Naphtali Maskileison (נַפְתָּלִי מַשְֹכִּיל לְאֵיתָן; 20 February 1829, Radashkovichy – 19 November 1897, Minsk) was an Imperial Russian Hebrew Maskilic author and book-dealer.

==Biography==
Naphtali Maskileison was born at Radashkovichy, near Minsk. His father, Hebrew scholar Abraham Maskileison, instructed him in Talmud. Study of the poetical works of Moshe Chaim Luzzatto and Naphtali Wessely awakened Maskileison's interest in contemporary Hebrew literature, then regarded with disfavor by the Orthodox circles in which he grew up. His first poetical production was the drama Esther, which was praised by the poet Avraham Dov Ber Lebensohn.
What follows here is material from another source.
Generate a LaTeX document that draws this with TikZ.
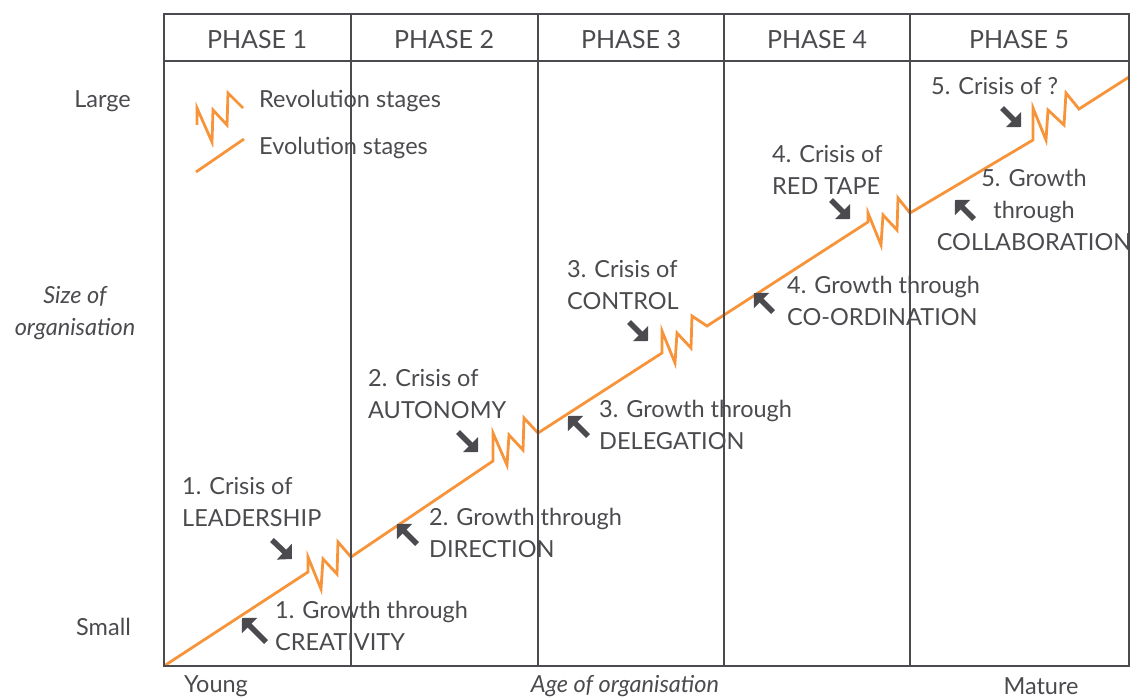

During a period of forty years, he published poems and prose articles in various Hebrew periodicals, as well as Miktabim le-lammed, a collection of eighty-eight letters of varied content (Vilna, 1870). One of Maskileison's most valuable undertakings was his revised edition of Jehiel Heilprin's Seder ha-dorot (Warsaw, 1878–1882). He left many works in manuscript.